Peterson stuck up for NARA, which she headed as the nation’s top archivist from 1993 to 1995. She was then and is now registered as an independent politically and said archivists take the duty to be neutral when dealing with records very seriously.

She described NARA as “the most apolitical organization trying to deal with highly political materials.”

“I think he is dead wrong,” Peterson said of Trump.

“And I don’t know whether he is wrong because he is lying and he knows better or whether he truly does believe that he is king, not president.”

But even if Trump’s assertions about the Presidential Records Act were true, they would not matter with regard to the indictment that was unsealed on Friday, in which the lion’s share of charges, 31 counts, were made under the Espionage Act, for “willful retention” of sensitive defense information.
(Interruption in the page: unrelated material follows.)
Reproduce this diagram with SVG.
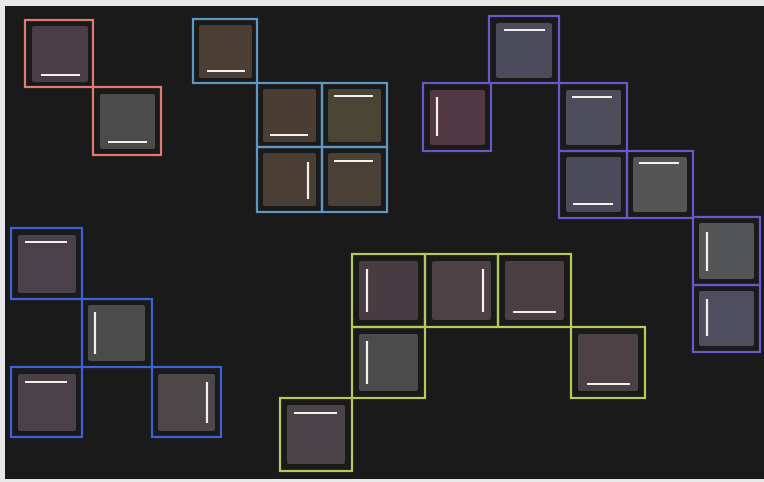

The 1917 law prohibits obtaining or copying information about national security with the intent to use it to hurt the United States or help another country. None of Trump’s charges were related to the civil Presidential Records Act law.

There is a narrow exception within the PRA for purely personal records like diaries, journals or materials that have no relation or impact to officials’ duties. But the materials at the center of the Department of Justice’s case do not appear to be those kinds of documents.

According to the indictment, the documents originated from several agencies in the U.S. intelligence community, including the CIA, the National Security Agency and the National Geospatial Intelligence Agency, as well as from the Defense and Energy Departments.

Peterson said she is disappointed by the focus on the classified documents only.